A Small Family Business is a 1987 play that was hailed as a searching examination of how Thatcherite values eroded societal links through the experience of one man realising that the family furniture business he has inherited is rife with corruption. But in 2014 it feels a little neutered, what once might have appeared daring has been nullified by a quarter century of rapacious capitalism and so what is left is the well-trodden farcical shenanigans that Ayckbourn loves so much, accompanied by an attempt at a darker side that sits very awkwardly indeed with the dated comedy.
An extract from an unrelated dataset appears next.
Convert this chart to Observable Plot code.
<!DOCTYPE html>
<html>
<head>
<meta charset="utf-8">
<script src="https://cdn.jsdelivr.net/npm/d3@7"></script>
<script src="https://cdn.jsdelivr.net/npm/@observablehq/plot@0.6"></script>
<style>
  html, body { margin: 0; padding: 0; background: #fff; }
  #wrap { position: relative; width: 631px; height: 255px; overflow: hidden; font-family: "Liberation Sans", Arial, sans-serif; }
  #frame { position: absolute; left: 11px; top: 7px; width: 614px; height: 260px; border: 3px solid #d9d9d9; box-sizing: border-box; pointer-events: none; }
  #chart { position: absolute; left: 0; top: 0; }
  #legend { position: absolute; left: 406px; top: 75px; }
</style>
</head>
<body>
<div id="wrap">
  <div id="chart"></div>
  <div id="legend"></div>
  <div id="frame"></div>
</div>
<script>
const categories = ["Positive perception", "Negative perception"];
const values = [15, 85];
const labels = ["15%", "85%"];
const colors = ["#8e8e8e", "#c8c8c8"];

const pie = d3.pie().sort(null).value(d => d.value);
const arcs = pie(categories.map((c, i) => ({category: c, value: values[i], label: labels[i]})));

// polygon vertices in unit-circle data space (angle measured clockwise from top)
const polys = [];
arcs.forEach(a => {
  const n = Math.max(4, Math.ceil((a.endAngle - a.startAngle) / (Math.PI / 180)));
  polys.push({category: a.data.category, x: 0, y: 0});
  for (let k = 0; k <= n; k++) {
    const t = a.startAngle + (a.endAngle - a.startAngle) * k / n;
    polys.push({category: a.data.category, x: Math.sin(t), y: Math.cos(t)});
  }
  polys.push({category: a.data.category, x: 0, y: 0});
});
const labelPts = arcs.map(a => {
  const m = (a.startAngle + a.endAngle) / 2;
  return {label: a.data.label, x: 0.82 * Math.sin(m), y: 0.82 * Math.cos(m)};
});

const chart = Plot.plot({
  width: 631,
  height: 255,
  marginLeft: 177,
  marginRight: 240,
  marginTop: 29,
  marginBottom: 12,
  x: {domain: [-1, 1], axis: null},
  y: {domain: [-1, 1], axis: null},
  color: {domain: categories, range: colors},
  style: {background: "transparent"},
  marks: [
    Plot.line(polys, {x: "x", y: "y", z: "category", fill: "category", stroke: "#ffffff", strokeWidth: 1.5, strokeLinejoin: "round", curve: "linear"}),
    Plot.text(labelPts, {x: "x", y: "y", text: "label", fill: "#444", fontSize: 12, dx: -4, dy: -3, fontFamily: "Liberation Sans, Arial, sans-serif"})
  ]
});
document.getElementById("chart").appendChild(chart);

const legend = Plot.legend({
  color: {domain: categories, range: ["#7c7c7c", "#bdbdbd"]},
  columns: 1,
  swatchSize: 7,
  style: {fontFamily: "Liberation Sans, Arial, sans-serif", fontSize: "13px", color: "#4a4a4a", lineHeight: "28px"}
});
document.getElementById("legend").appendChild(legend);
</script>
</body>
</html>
I should start by admitting that I did laugh. Twice in fact – the first being in the predictable but extremely well-executed opening scene where Lindsay’s Jack McCracken arrives home of a mood to jump on his wife and is down to his boxers by the time he realises she has put on a surprise party for him. And the second was with a surreal mention of Kendal mint cake, which is still making me giggle now but by and large, the comedy is very laboured due to the foisting of a quirk on each character in place of anything resembling a personality. Therefore it all becomes quite limited – for example, if you don’t find early-onset dementia funny, then Gawn Grainger’s Ken will be lost on you.
Some performances transcend the material though. Lindsay – sadly not in his riding boots – gives a sterling account of a decent man slowly transmuted into a Corleone-esque totemic figure (those braces, mmm mmm). And Niki Wardley’s wonderfully self-possessed Anita rises gloriously above the indignities of being put in S&M gear (“if it’s a farce, then we MUST have a woman in her underwear”) as one of the sharpest brains in this extended family who are all on the take. Adam Penfold’s production doesn’t quite do enough to enliven the show as a whole though, such an indulgent running time would make even the best-scripted comedy seem flabby.
Throw in a most bizarre response to the darkest of deeds (in the bathroom no less), and a ham-fisted attempt at seriousness in the final moments (far too little, too late), and I have to say this really wasn’t my cup of tea. Then again, was it ever going to be? I’d rather test my assumptions regularly than simply sit atop grand pronouncements and it may well be I never become an Ayckbourn fan – I would like to know that I have tried though. With that in mind, Billington complains that the National have either cast too many comedians or too many ‘serious’ actors in their attempts to stage Ayckbourn, one might ask should it really be this difficult to get it right if the plays were honestly good enough to stand the test of time?